• [STATED TASK] The records below are split into lines. How many of those lines contain the string "this"? Reply with the number only.

■ ■ ■ ■ ■

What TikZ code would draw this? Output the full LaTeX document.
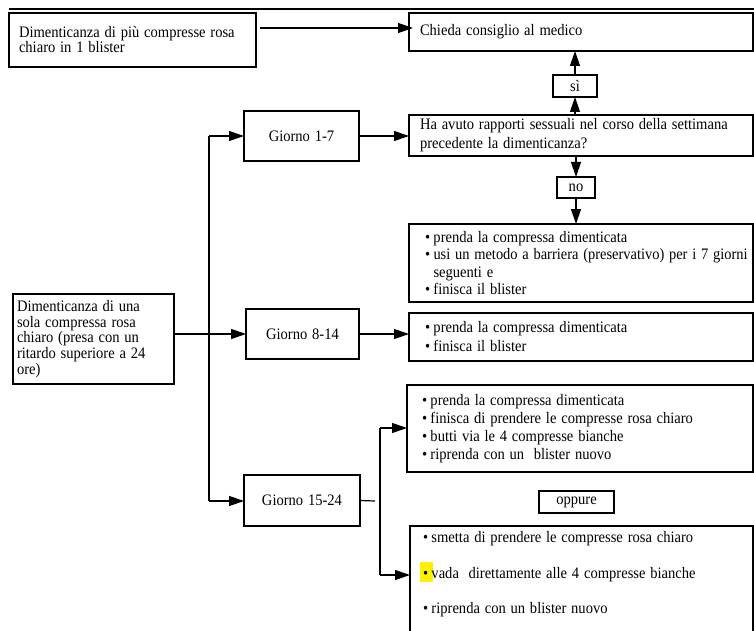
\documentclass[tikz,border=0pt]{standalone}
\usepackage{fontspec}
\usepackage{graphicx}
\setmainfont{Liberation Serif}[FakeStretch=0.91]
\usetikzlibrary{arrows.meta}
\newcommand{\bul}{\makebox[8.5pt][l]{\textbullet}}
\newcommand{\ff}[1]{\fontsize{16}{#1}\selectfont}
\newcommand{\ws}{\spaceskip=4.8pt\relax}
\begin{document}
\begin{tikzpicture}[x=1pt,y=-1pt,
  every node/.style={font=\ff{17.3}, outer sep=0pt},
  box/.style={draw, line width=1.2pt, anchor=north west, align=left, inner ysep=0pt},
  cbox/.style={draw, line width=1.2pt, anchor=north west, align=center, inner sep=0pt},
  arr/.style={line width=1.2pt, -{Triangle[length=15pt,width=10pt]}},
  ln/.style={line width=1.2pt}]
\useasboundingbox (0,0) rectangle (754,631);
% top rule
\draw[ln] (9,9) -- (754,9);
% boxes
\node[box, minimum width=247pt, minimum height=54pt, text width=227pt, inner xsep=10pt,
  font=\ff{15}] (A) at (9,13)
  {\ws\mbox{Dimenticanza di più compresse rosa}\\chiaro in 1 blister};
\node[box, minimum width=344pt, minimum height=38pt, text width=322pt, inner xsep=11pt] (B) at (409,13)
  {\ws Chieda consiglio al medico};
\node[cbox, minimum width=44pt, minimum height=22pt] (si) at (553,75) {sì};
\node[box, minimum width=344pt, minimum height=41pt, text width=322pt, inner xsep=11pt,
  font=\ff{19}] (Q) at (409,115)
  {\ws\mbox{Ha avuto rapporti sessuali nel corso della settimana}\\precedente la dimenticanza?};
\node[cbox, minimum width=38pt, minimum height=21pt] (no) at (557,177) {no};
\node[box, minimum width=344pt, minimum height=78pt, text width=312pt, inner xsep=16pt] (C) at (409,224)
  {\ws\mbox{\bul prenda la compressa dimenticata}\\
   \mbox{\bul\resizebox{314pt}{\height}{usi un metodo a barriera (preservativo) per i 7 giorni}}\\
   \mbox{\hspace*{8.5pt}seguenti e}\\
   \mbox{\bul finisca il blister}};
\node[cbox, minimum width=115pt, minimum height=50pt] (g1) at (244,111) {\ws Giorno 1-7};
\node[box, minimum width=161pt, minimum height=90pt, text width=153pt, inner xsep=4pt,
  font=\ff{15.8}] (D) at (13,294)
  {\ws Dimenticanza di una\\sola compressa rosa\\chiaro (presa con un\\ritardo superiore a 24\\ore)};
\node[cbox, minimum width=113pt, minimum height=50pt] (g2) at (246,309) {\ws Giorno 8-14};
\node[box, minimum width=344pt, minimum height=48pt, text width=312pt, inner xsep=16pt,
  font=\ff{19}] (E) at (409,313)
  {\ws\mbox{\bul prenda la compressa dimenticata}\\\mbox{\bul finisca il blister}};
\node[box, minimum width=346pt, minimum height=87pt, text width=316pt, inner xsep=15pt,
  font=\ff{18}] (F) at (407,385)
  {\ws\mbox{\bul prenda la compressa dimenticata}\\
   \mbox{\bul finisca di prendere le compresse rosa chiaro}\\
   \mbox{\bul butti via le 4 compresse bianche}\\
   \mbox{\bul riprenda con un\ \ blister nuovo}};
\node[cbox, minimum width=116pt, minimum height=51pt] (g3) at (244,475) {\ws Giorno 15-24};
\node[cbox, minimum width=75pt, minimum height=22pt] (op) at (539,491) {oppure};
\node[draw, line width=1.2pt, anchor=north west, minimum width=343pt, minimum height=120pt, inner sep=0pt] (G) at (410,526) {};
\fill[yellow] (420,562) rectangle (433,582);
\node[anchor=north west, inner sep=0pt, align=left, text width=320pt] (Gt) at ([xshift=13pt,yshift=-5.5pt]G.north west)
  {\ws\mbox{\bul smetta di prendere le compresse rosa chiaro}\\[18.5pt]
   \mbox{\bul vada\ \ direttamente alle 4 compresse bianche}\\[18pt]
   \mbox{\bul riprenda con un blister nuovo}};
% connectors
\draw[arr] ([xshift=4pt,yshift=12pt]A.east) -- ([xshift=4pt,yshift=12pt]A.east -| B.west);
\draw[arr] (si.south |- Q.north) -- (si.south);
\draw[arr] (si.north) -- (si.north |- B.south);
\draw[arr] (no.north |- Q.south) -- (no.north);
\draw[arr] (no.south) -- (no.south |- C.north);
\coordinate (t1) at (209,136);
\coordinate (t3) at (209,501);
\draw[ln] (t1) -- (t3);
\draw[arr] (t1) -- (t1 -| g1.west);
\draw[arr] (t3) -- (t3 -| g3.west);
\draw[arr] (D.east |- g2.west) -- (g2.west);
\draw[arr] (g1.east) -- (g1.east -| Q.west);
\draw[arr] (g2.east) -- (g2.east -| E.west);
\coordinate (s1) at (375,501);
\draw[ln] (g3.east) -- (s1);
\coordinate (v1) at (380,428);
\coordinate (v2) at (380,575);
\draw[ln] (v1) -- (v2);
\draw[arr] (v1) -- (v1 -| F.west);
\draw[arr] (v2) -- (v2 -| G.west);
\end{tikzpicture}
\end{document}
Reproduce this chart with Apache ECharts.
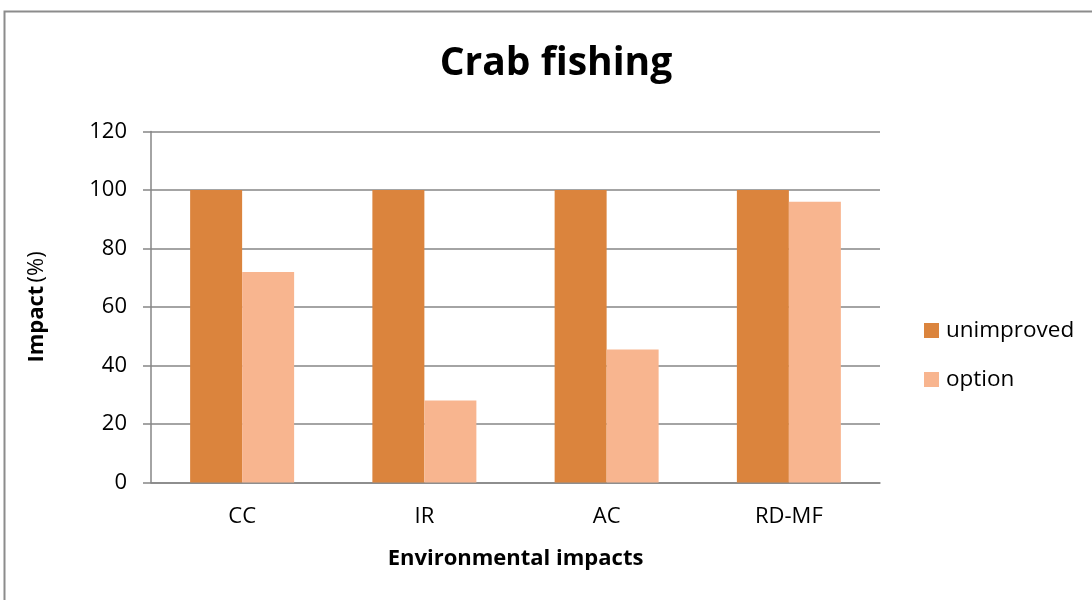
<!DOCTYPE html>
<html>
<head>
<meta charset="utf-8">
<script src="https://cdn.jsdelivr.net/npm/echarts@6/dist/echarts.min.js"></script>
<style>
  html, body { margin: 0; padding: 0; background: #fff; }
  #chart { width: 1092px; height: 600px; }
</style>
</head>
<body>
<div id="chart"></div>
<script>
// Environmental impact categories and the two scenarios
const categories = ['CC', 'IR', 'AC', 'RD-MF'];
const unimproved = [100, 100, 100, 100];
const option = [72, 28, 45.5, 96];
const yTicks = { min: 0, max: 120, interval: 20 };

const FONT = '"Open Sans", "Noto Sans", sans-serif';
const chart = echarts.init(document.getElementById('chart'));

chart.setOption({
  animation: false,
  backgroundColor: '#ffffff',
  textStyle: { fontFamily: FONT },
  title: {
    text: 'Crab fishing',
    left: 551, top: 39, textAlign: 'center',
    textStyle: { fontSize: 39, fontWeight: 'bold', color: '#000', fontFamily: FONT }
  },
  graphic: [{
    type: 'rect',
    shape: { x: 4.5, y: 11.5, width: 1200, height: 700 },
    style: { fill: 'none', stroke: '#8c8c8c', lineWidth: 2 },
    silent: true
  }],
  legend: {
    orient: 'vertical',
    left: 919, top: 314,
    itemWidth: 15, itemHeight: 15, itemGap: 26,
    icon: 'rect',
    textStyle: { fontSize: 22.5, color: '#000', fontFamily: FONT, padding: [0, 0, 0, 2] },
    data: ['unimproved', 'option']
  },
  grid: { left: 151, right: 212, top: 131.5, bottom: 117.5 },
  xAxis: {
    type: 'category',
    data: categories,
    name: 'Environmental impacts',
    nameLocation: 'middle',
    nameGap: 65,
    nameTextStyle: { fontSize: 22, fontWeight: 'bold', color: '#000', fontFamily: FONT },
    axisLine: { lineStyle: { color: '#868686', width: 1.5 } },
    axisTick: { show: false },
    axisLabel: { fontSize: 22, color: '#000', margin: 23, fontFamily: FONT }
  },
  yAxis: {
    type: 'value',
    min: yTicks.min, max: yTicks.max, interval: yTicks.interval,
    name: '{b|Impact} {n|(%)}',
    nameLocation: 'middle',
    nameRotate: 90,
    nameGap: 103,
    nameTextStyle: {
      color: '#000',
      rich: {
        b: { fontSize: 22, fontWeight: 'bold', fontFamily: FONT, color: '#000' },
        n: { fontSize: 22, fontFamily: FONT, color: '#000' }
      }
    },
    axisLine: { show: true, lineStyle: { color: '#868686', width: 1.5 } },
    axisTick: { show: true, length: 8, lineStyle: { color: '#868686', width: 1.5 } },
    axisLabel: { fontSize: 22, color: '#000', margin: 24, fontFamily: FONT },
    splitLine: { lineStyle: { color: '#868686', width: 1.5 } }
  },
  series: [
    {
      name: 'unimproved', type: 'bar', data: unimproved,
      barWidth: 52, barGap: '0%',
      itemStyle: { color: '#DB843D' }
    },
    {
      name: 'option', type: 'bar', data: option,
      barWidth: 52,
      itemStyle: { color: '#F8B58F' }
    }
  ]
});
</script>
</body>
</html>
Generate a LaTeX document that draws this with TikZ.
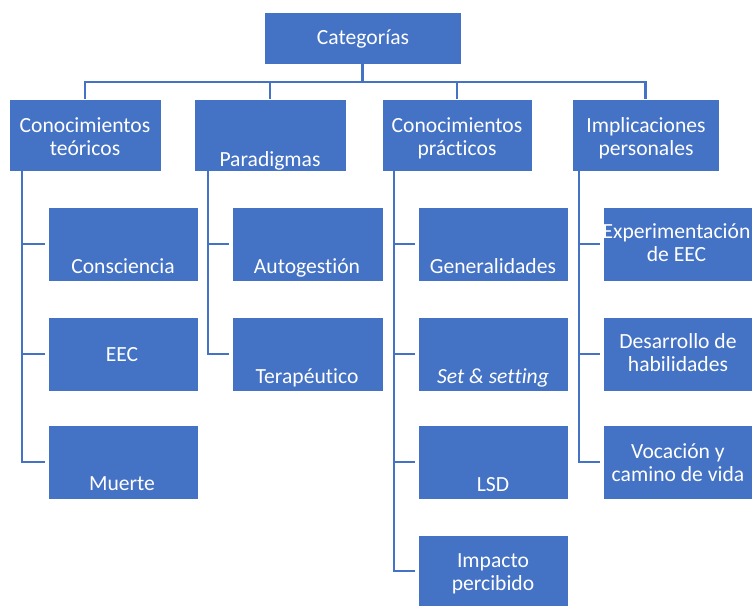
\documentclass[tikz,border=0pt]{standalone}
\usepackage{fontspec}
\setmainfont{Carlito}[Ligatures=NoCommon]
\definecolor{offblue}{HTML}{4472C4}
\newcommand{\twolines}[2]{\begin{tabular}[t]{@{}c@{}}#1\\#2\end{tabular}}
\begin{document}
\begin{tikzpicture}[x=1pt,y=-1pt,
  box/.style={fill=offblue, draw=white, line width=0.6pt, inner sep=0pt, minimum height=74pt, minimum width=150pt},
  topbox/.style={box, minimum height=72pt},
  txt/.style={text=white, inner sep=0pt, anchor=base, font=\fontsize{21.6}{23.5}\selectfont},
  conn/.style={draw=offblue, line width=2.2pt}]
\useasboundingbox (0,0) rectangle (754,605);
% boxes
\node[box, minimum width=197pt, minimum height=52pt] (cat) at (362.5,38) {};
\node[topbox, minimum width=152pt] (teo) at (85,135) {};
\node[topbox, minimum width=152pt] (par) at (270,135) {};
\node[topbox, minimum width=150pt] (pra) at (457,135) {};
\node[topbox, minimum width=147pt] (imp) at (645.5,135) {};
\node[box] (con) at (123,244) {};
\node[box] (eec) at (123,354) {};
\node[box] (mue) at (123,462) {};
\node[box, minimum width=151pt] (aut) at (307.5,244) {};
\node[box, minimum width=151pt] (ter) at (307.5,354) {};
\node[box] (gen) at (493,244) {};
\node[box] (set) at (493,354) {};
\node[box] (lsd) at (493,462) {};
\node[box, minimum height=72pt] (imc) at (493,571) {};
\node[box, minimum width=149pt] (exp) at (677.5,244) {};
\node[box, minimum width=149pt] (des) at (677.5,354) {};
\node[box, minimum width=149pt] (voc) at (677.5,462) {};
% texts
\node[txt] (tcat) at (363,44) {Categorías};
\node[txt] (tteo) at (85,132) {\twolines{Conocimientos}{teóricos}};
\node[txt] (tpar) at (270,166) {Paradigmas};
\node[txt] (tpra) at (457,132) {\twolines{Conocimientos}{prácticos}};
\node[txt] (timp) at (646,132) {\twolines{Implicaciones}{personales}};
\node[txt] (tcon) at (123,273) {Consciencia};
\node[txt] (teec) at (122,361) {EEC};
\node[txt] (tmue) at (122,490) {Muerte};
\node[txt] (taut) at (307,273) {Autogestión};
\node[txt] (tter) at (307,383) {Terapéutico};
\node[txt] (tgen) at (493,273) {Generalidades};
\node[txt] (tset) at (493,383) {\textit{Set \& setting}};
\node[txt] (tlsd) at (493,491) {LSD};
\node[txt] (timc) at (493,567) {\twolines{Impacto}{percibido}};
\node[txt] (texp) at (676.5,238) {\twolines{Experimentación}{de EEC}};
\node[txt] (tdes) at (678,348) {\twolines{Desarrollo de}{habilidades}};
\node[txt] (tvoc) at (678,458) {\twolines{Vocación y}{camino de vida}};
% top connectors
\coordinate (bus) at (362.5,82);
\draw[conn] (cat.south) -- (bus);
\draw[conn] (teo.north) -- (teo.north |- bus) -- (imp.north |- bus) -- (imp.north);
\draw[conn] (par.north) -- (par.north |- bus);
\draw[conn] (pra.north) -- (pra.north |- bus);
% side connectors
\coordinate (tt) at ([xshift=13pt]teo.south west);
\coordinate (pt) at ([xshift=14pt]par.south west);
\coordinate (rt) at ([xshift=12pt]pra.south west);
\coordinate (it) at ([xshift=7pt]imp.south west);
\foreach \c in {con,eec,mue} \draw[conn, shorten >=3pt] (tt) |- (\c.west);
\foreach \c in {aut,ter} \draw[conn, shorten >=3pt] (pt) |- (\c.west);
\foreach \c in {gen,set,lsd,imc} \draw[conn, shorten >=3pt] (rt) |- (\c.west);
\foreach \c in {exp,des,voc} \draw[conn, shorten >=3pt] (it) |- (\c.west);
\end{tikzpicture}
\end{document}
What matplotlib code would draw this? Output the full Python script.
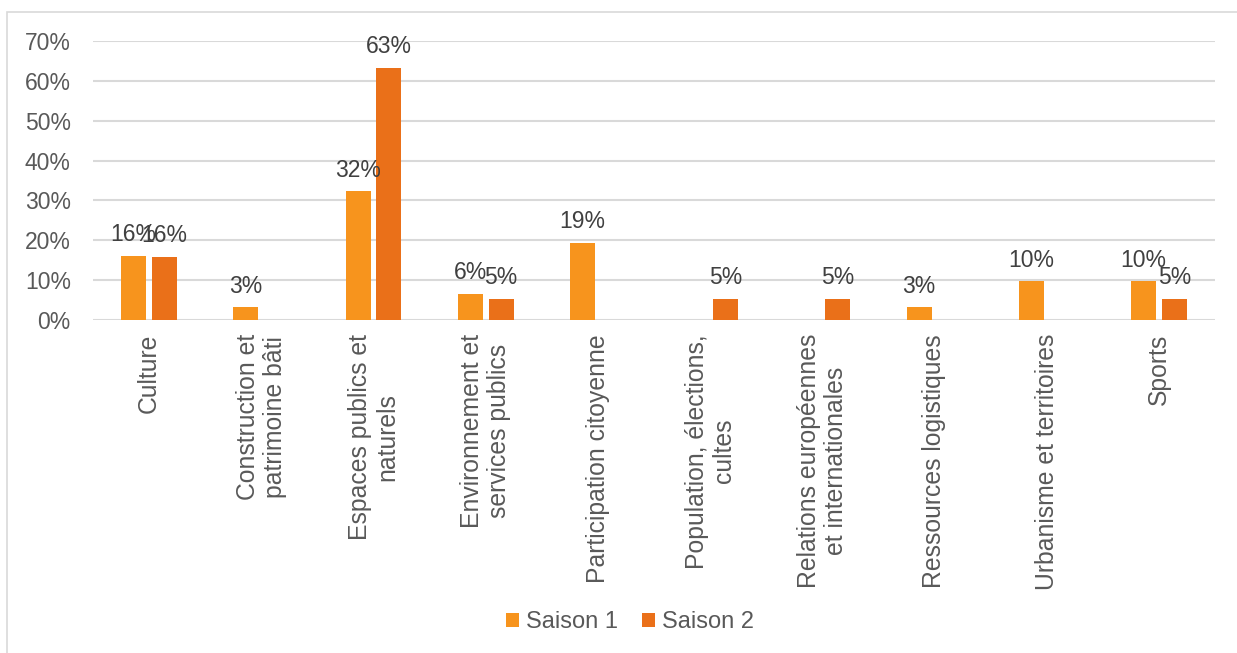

■ ■ ■ ■ ■

• [THE COMPLETED TASK] 4